Eine weitere Begegnung führte jetzt endlich zu einem kleinen Fotoerfolg. Am 5.Mai saß ich auf einer niedrigen Kanzel, um Rehwild zu fotografieren. Vor mir lag eine Wiese, die an ihrem östlichen Rand von einer Hecke begrenzt wurde. Aus der Mitte der Hecke ragte eine einzelne Eiche heraus, die der Trockenheit nicht standhalten konnte und deren kahlen Äste anklagend in den Himmel ragten. Wiese und Hecke lagen inmitten einer großen Mais- und Getreidefläche. Der Baum ist der ideale Auslug für allerlei Vögel. –  Tauben, Krähen und Dohlen, der Habicht, der Sperber, Turmfalken und auch Bussarde nutzen ihn als Ruheplatz. – Ja, in ihm ist immer etwas los.

Heute saßen im Baum fünf Dohlen und tatsächlich … ein Wanderfalke.

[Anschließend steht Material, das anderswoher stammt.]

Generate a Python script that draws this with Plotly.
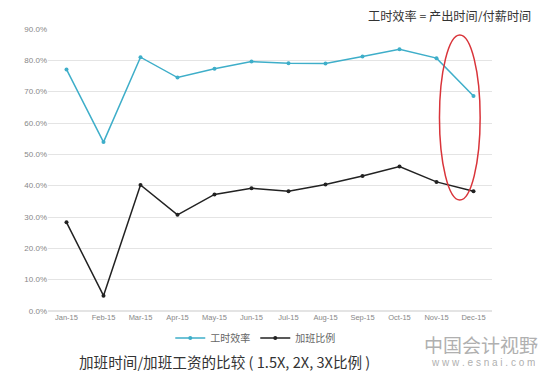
import plotly.graph_objects as go

months = ["Jan-15", "Feb-15", "Mar-15", "Apr-15", "May-15", "Jun-15",
          "Jul-15", "Aug-15", "Sep-15", "Oct-15", "Nov-15", "Dec-15"]
efficiency = [0.771, 0.539, 0.810, 0.745, 0.773, 0.796, 0.791, 0.790, 0.812, 0.835, 0.807, 0.686]
overtime = [0.283, 0.049, 0.402, 0.307, 0.372, 0.392, 0.382, 0.404, 0.431, 0.461, 0.412, 0.382]
y_ticks = [0, 0.1, 0.2, 0.3, 0.4, 0.5, 0.6, 0.7, 0.8, 0.9]

BLUE = "#3eaec9"
BLACK = "#222222"
CJK = "Noto Sans CJK SC"
LAT = "Liberation Sans, Arial, sans-serif"

# the page body has an 8px margin, so the figure is laid out 8px smaller
PW, PH = 444.5, 282.0


def px(xr):
    return (xr - 47.5) / PW


def py(yr):
    return (311 - yr) / PH


fig = go.Figure()
fig.add_trace(go.Scatter(x=months, y=efficiency, name="工时效率", mode="lines+markers",
                         line=dict(color=BLUE, width=1.5), marker=dict(size=4, color=BLUE)))
fig.add_trace(go.Scatter(x=months, y=overtime, name="加班比例", mode="lines+markers",
                         line=dict(color=BLACK, width=1.5), marker=dict(size=4, color=BLACK)))

fig.update_layout(
    width=538, height=363, autosize=False,
    margin=dict(l=39.5, r=54, t=21, b=60, pad=0),
    paper_bgcolor="white", plot_bgcolor="white",
    showlegend=True,
    legend=dict(orientation="h", x=px(255), xanchor="center", y=py(338), yanchor="middle",
                font=dict(family=CJK, size=10, color="#666"),
                itemwidth=30, tracegroupgap=0, bgcolor="rgba(0,0,0,0)"),
    xaxis=dict(type="category", range=[-0.5, 11.5], showgrid=False, zeroline=False,
               showline=False, ticks="", ticklen=2, tickfont=dict(family=LAT, size=7.5, color="#888"),
               fixedrange=True),
    yaxis=dict(range=[0, 0.9], tickvals=y_ticks, tickformat=".1%", showgrid=True,
               gridcolor="#e4e4e4", gridwidth=1, zeroline=True, zerolinecolor="#e4e4e4",
               showline=False, ticks="", tickfont=dict(family=LAT, size=8, color="#888"),
               fixedrange=True),
    font=dict(family=CJK),
)

# red ellipse highlighting December
fig.add_shape(type="circle", xref="x", yref="y", x0=10.08, x1=11.18, y0=0.354, y1=0.881,
              line=dict(color="#d9343a", width=1.5), fillcolor="rgba(0,0,0,0)")

fig.add_annotation(text="工时效率 = 产出时间/付薪时间", xref="paper", yref="paper",
                   x=px(532), y=py(15), xanchor="right", yanchor="middle", borderpad=0,
                   height=13, showarrow=False, font=dict(family=CJK, size=12.2, color="#333"))
fig.add_annotation(text="加班时间/加班工资的比较 ( 1.5X, 2X, 3X比例 )", xref="paper", yref="paper",
                   x=px(224.5), y=py(361), xanchor="center", yanchor="middle", borderpad=0,
                   showarrow=False, font=dict(family=CJK, size=14.6, color="#333"))
# watermark
fig.add_annotation(text="中国会计视野", xref="paper", yref="paper",
                   x=px(481), y=py(344), xanchor="center", yanchor="middle", borderpad=0,
                   height=20, showarrow=False, font=dict(family=CJK, size=19, color="#b0b0b0"))
fig.add_annotation(text="w w w . e s n a i . c o m", xref="paper", yref="paper",
                   x=px(483), y=py(362.5), xanchor="center", yanchor="middle", borderpad=0,
                   height=11, showarrow=False, font=dict(family=LAT, size=10, color="#b0b0b0"))

fig.write_html("out.html")
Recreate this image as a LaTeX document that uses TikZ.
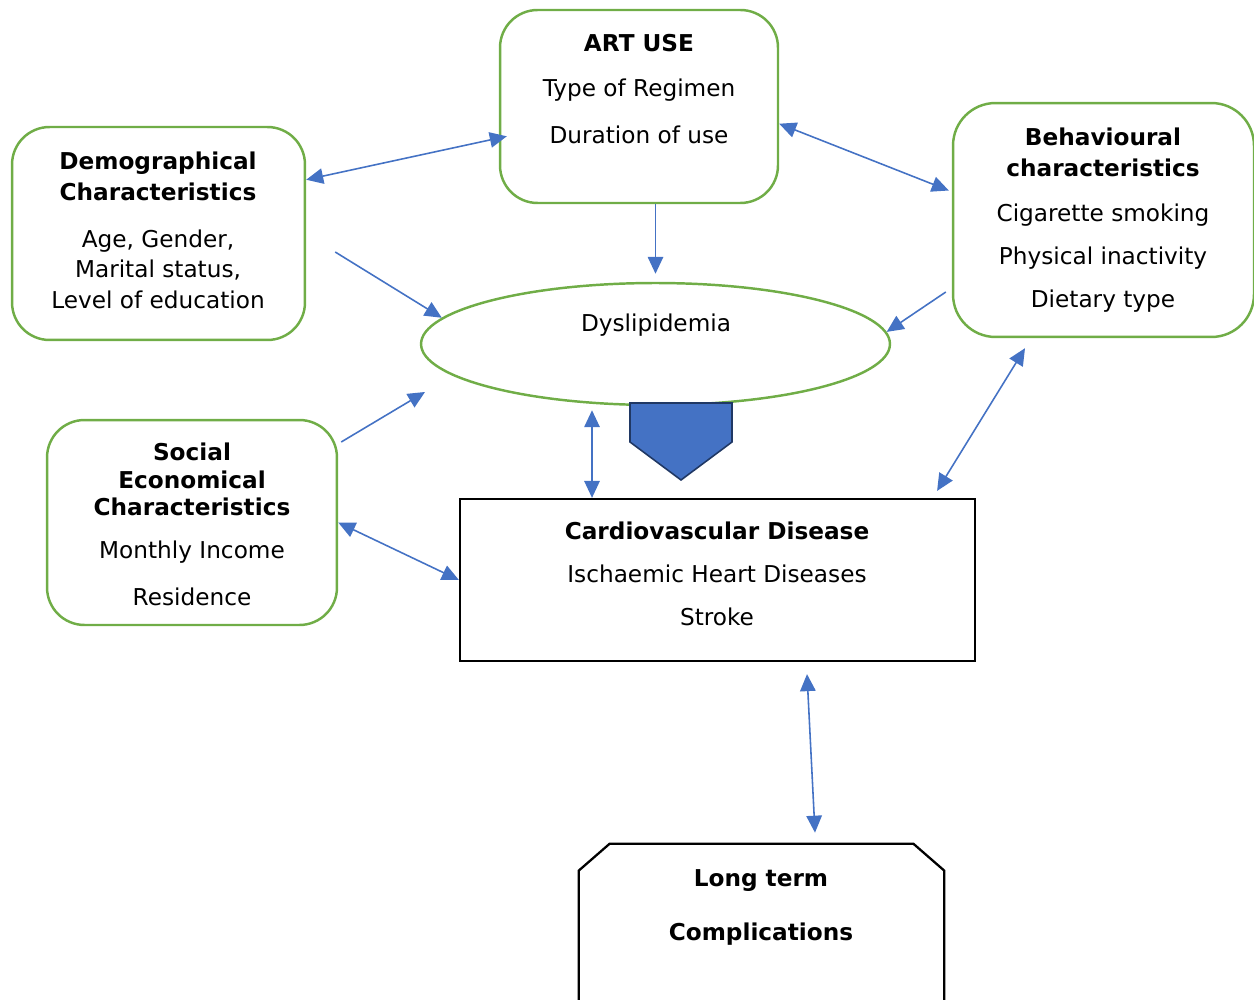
\documentclass[tikz,border=0pt]{standalone}
\usepackage{fontspec}
\setmainfont{DejaVu Sans}
\usepackage{xcolor}
\usetikzlibrary{arrows.meta,shapes.geometric}
\definecolor{boxgreen}{HTML}{70AD47}
\definecolor{arrowblue}{HTML}{4472C4}
\definecolor{navyline}{HTML}{203864}

\begin{document}
\begin{tikzpicture}[x=0.02cm, y=-0.02cm,
    font=\fontsize{13.2}{17.6}\selectfont,
    gbox/.style={draw=boxgreen, line width=1.4pt, rounded corners=0.75cm, inner sep=0pt},
    txt/.style={align=center, inner sep=0pt},
    tip/.style={-{Triangle[length=3.4mm,width=3.1mm]}, draw=arrowblue, line width=0.9pt},
    bitip/.style={{Triangle[length=3.4mm,width=3.1mm]}-{Triangle[length=3.4mm,width=3.1mm]}, draw=arrowblue, line width=0.9pt}]
    \useasboundingbox (0,0) rectangle (1254,1000);

    % boxes
    \node[gbox, minimum width=5.56cm, minimum height=3.86cm] (art) at (639,106.5) {};
    \node[gbox, minimum width=5.86cm, minimum height=4.26cm] (demo) at (158.5,233.5) {};
    \node[gbox, rounded corners=0.85cm, minimum width=6.02cm, minimum height=4.68cm] (behav) at (1103.5,220) {};
    \node[gbox, minimum width=5.8cm, minimum height=4.1cm] (social) at (192,522.5) {};
    \node[ellipse, draw=boxgreen, line width=1.4pt, inner sep=0pt, minimum width=9.38cm, minimum height=2.44cm] (dys) at (655.5,344) {};
    \node[draw, line width=1.3pt, inner sep=0pt, minimum width=10.3cm, minimum height=3.24cm] (cvd) at (717.5,580) {};
    \node[inner sep=0pt, minimum width=7.3cm, minimum height=6cm] (lterm) at (761.5,994) {};
    \draw[line width=1.3pt] (lterm.south west) -- ([yshift=-0.54cm]lterm.north west) -- ([xshift=0.62cm]lterm.north west)
      -- ([xshift=-0.62cm]lterm.north east) -- ([yshift=-0.54cm]lterm.north east) -- (lterm.south east);

    \draw[fill=arrowblue, draw=navyline, line width=0.9pt] (630,403) -- (732,403) -- (732,442) -- (681,480) -- (630,442) -- cycle;

    % texts
    \node[txt] (arttxt) at (639,89) {\textbf{ART USE}\\[8.5pt] Type of Regimen\\[9pt] Duration of use};
    \node[txt] (demotxt) at (158,230.5) {\textbf{Demographical}\\ \textbf{Characteristics}\\[9pt] Age, Gender,\\ Marital status,\\ Level of education};
    \node[txt] (behavtxt) at (1103,220) {\textbf{Behavioural}\\ \textbf{characteristics}\\[8.5pt] Cigarette smoking\\[6.8pt] Physical inactivity\\[6.8pt] Dietary type};
    \node[txt] (socialtxt) at (192,524.5) {\textbf{Social}\\[-2pt] \textbf{Economical}\\[-2pt] \textbf{Characteristics}\\[6.8pt] Monthly Income\\[9pt] Residence};
    \node[txt] (dystxt) at (656,325) {Dyslipidemia};
    \node[txt] (cvdtxt) at (717,574) {\textbf{Cardiovascular Disease}\\[6.8pt] Ischaemic Heart Diseases\\[6.8pt] Stroke};
    \node[txt] (ltermtxt) at (761,907.5) {\textbf{Long term}\\[13.6pt] \textbf{Complications}};

    % arrows
    \draw[bitip] (demo.20) -- ([xshift=1.6mm]art.192);
    \draw[tip] (art.south -| dys.north) -- ([yshift=1.6mm]dys.north);
    \draw[bitip] (art.-7) -- ([xshift=-0.6mm]behav.169);
    \draw[tip] ([shift={(29,18.5)}]demo.east) -- (dys.173);
    \draw[tip] ([shift={(-6,72)}]behav.west) -- (dys.3);
    \draw[tip] ([shift={(3,-80.5)}]social.east) -- ([shift={(-230.5,48)}]dys.center);
    \draw[bitip] ([shift={(-63.5,4)}]dys.south) -- ([xshift=-1.27cm]dys.south |- cvd.north);
    \draw[bitip] (social.east) -- (cvd.west);
    \draw[bitip] ([shift={(-78.5,10)}]behav.south) -- ([shift={(-39,-7)}]cvd.north east);
    \draw[bitip] ([shift={(89.5,12)}]cvd.south) -- ([shift={(53.5,-11)}]lterm.north);
\end{tikzpicture}
\end{document}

Ich rieb mir die Augen.
Obwohl die Entfernung alles andere als fotogerecht war (150 m), nutzte ich all meine technischen Möglichkeiten, um den Vogel abzulichten. Das gelang schließlich ca. dreißig Mal. Der Vogel bekam plötzlich Besuch seines deutlich kleineren Partners und als der sich anschickte abzustreichen, ratterte der Motor meiner Kamera. Die Ergebnisse sehen Sie in den beigefügten Aufnahmen.

Interessant an dieser Beobachtung ist die Tatsache, dass sich fünf Dohlen in dem Baum befanden, um den Falken herumhüpften, aber sich nicht in die Luft begaben. Sie wussten offensichtlich genau, dass sie hier im Baum vor den Angriffen des Falken sicher waren. So sieht man, dass in der Natur die Beute eines Prädators Strategien entwickelt, um mit ihm weitestgehend in Ruhe leben zu können.

In unserem Revier nisten die Falken schon seit mindestens 30 Jahre. Über die Lage ihres Horstes haben wir stets geschwiegen und das wird auch so bleiben. Die Vögel sollen Ruhe haben und von niemanden gestört werden. Sie sollen sich auch weiterhin wohl fühlen. Wir sind jedenfalls froh, sie im Revier zu haben.